Extract the lines from the first one in the records below through the line containing "plt.rcParams['font.family'] = ['Liberation", keeping both ends and leaving out any pictures.

[Code that draws figures]
---+---

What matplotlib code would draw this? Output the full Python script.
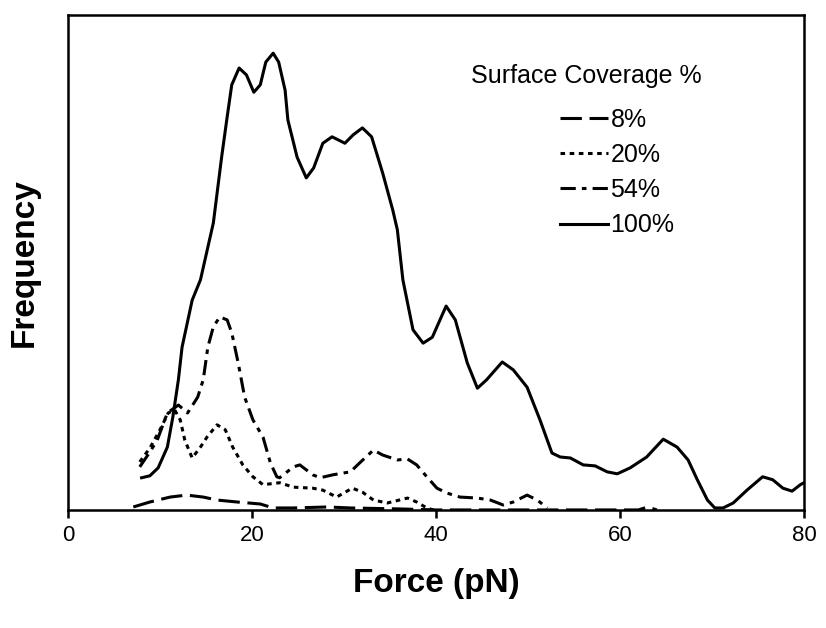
import matplotlib.pyplot as plt

plt.rcParams['font.family'] = ['Liberation Sans', 'DejaVu Sans']

# force (pN) and frequency (arbitrary units, 0-100)
force_100 = [8.0, 8.9, 9.8, 10.8, 11.4, 12.0, 12.4, 13.5, 14.4, 15.8, 16.7, 17.3, 17.8, 18.6,
             19.4, 20.2, 20.9, 21.5, 22.3, 22.9, 23.6, 23.9, 24.9, 25.9, 26.7, 27.7, 28.7,
             30.1, 31.0, 32.0, 33.0, 34.2, 35.3, 35.8, 36.4, 37.5, 38.6, 39.6, 41.1, 42.1,
             43.4, 44.5, 45.5, 47.2, 48.4, 49.9, 51.3, 52.6, 53.5, 54.6, 56.0, 57.3, 58.6,
             59.7, 61.1, 62.9, 64.7, 66.2, 67.4, 68.4, 69.5, 70.3, 71.2, 72.3, 73.8, 75.5,
             76.6, 77.7, 78.7, 79.6, 80.0]
freq_100 = [6.5, 6.9, 8.5, 12.7, 18.8, 26.3, 32.9, 42.4, 46.5, 58.0, 71.3, 79.4, 85.9, 89.3,
            87.9, 84.4, 85.9, 90.5, 92.3, 90.5, 84.8, 78.8, 71.3, 67.1, 69.1, 74.1, 75.4,
            74.1, 75.8, 77.2, 75.4, 68.1, 60.6, 56.6, 46.5, 36.4, 33.7, 34.9, 41.2, 38.4,
            29.7, 24.6, 26.3, 29.9, 28.3, 24.8, 18.2, 11.5, 10.7, 10.5, 9.1, 8.9, 7.7,
            7.3, 8.5, 10.7, 14.3, 12.7, 10.1, 6.1, 2.0, 0.4, 0.4, 1.4, 4.0, 6.7,
            6.1, 4.4, 3.8, 5.1, 5.5]

force_54 = [7.8, 8.9, 9.7, 10.8, 12.0, 13.0, 14.1, 14.7, 15.2, 15.8, 16.5, 17.3, 17.8, 18.5,
            19.2, 20.1, 21.2, 22.0, 22.7, 23.0, 24.5, 25.2, 26.6, 27.4, 28.8, 30.7, 31.7,
            33.2, 34.2, 35.8, 36.9, 37.9, 39.0, 40.1, 41.2, 42.6, 44.5, 45.9, 47.3, 48.4,
            49.9, 51.0, 52.1]
freq_54 = [8.7, 11.7, 14.1, 19.6, 21.2, 19.6, 22.8, 26.3, 32.9, 37.0, 39.0, 38.4, 35.8, 29.7,
           22.8, 18.2, 14.7, 9.5, 6.7, 6.5, 8.7, 9.1, 7.1, 6.5, 7.1, 7.7, 9.5,
           12.1, 11.1, 10.1, 10.3, 9.1, 6.7, 4.4, 3.4, 2.6, 2.4, 2.0, 1.0, 1.6,
           3.0, 2.0, 0.4]

force_20 = [7.8, 8.9, 10.0, 10.9, 11.6, 12.2, 12.7, 13.5, 14.4, 15.1, 16.2, 17.1, 17.9, 19.0,
            20.1, 21.2, 23.0, 24.5, 26.6, 27.7, 29.2, 30.9, 32.0, 33.2, 34.7, 36.9, 37.9,
            39.0, 39.7]
freq_20 = [9.7, 12.5, 16.2, 19.6, 20.2, 18.2, 14.1, 10.5, 12.7, 14.7, 17.2, 16.2, 12.7, 9.1,
           6.7, 5.1, 5.5, 4.6, 4.4, 4.0, 2.6, 4.4, 3.6, 2.0, 1.4, 2.4, 1.6,
           0.4, 0.0]

force_8 = [7.1, 8.9, 11.1, 12.9, 14.7, 16.2, 18.4, 20.9, 22.3, 24.5, 28.2, 30.7, 36.1, 40.1,
           62.0, 63.0, 64.0]
freq_8 = [0.6, 1.6, 2.6, 3.0, 2.6, 2.0, 1.6, 1.2, 0.4, 0.4, 0.6, 0.4, 0.2, 0.0,
          0.0, 0.6, 0.0]

fig = plt.figure(figsize=(8.26, 6.28), dpi=100)
ax = fig.add_axes([0.0823, 0.188, 0.8911, 0.788])

lw = 2.2
kw = dict(color='black', lw=lw, solid_joinstyle='round', dash_joinstyle='round')
l8, = ax.plot(force_8, freq_8, dashes=(7, 2.5), **kw)
l20, = ax.plot(force_20, freq_20, dashes=(1.5, 1.5), **kw)
l54, = ax.plot(force_54, freq_54, dashes=(5, 2, 1.5, 2), **kw)
l100, = ax.plot(force_100, freq_100, **kw)

ax.set_xlim(0, 80)
ax.set_ylim(0, 100)
ax.set_xticks([0, 20, 40, 60, 80])
ax.set_yticks([])
ax.tick_params(axis='x', direction='out', length=6, width=1.8, labelsize=16, pad=5)
for s in ax.spines.values():
    s.set_linewidth(1.8)

ax.set_xlabel('Force (pN)', fontsize=24, fontweight='bold', labelpad=16)
ax.set_ylabel('Frequency', fontsize=24, fontweight='bold', labelpad=20)

ax.text(0.704, 0.876, 'Surface Coverage %', transform=ax.transAxes,
        ha='center', va='center', fontsize=18)
ax.legend([l8, l20, l54, l100], ['8%', '20%', '54%', '100%'],
          loc='upper left', bbox_to_anchor=(0.652, 0.838), frameon=False,
          fontsize=18, handlelength=1.9, handletextpad=0.1, labelspacing=0.45,
          borderpad=0)

fig.savefig('out.png', dpi=100)
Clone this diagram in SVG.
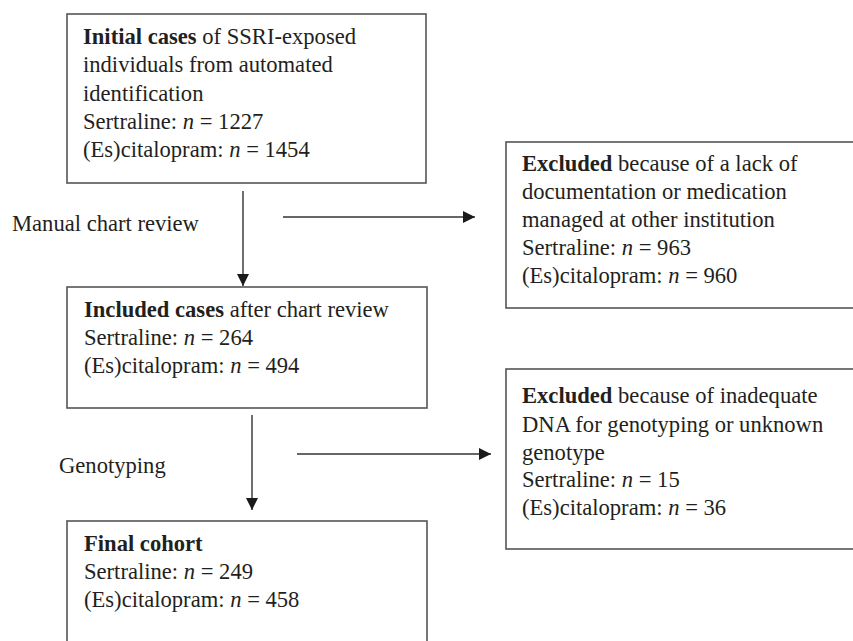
<svg xmlns="http://www.w3.org/2000/svg" width="853" height="641" viewBox="0 0 853 641">
<defs>
<marker id="ah" markerWidth="12" markerHeight="12" refX="12" refY="6" orient="auto" markerUnits="userSpaceOnUse">
<path d="M0,0 L12,6 L0,12 Z" fill="#1a1a1a"/>
</marker>
<style>
.box{fill:#fff;stroke:#555;stroke-width:1.6}
text{font-family:"Liberation Serif","Times New Roman",serif;font-size:22.6px;fill:#231f20}
.b{font-weight:bold}
.i{font-style:italic}
.conn{stroke:#333;stroke-width:1.4;fill:none}
</style>
</defs>
<rect width="853" height="641" fill="#fff"/>
<g id="connectors">
<line class="conn" x1="243" y1="191" x2="243" y2="286" marker-end="url(#ah)"/>
<line class="conn" x1="283" y1="217" x2="475" y2="217" marker-end="url(#ah)"/>
<line class="conn" x1="252" y1="415" x2="252" y2="510" marker-end="url(#ah)"/>
<line class="conn" x1="297" y1="454" x2="491" y2="454" marker-end="url(#ah)"/>
<text x="12" y="230.7">Manual chart review</text>
<text x="59" y="472.5">Genotyping</text>
</g>
<g id="initial">
<rect class="box" x="67" y="14" width="359" height="169"/>
<text x="83" y="44.3"><tspan class="b">Initial cases</tspan> of SSRI-exposed</text>
<text x="83" y="72.4">individuals from automated</text>
<text x="83" y="100.5">identification</text>
<text x="83" y="128.6">Sertraline: <tspan class="i">n</tspan> = 1227</text>
<text x="83" y="156.7">(Es)citalopram: <tspan class="i">n</tspan> = 1454</text>
</g>
<g id="excluded1">
<rect class="box" x="506" y="142" width="360" height="166"/>
<text x="522" y="170.7"><tspan class="b">Excluded</tspan> because of a lack of</text>
<text x="522" y="198.8">documentation or medication</text>
<text x="522" y="226.9">managed at other institution</text>
<text x="522" y="255">Sertraline: <tspan class="i">n</tspan> = 963</text>
<text x="522" y="283.1">(Es)citalopram: <tspan class="i">n</tspan> = 960</text>
</g>
<g id="included">
<rect class="box" x="67" y="287" width="360" height="121"/>
<text x="84" y="316.5"><tspan class="b">Included cases</tspan> after chart review</text>
<text x="84" y="344.6">Sertraline: <tspan class="i">n</tspan> = 264</text>
<text x="84" y="372.7">(Es)citalopram: <tspan class="i">n</tspan> = 494</text>
</g>
<g id="excluded2">
<rect class="box" x="506" y="369" width="360" height="180"/>
<text x="522" y="403.3"><tspan class="b">Excluded</tspan> because of inadequate</text>
<text x="522" y="431.5">DNA for genotyping or unknown</text>
<text x="522" y="459.5">genotype</text>
<text x="522" y="487.3">Sertraline: <tspan class="i">n</tspan> = 15</text>
<text x="522" y="515.2">(Es)citalopram: <tspan class="i">n</tspan> = 36</text>
</g>
<g id="final">
<rect class="box" x="67" y="521" width="360" height="140"/>
<text x="84" y="550.5"><tspan class="b">Final cohort</tspan></text>
<text x="84" y="578.6">Sertraline: <tspan class="i">n</tspan> = 249</text>
<text x="84" y="606.7">(Es)citalopram: <tspan class="i">n</tspan> = 458</text>
</g>
</svg>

---+---

* _Expected answer_
What matplotlib code would draw this? Output the full Python script.
import matplotlib.pyplot as plt

plt.rcParams['font.family'] = ['Liberation Sans', 'DejaVu Sans']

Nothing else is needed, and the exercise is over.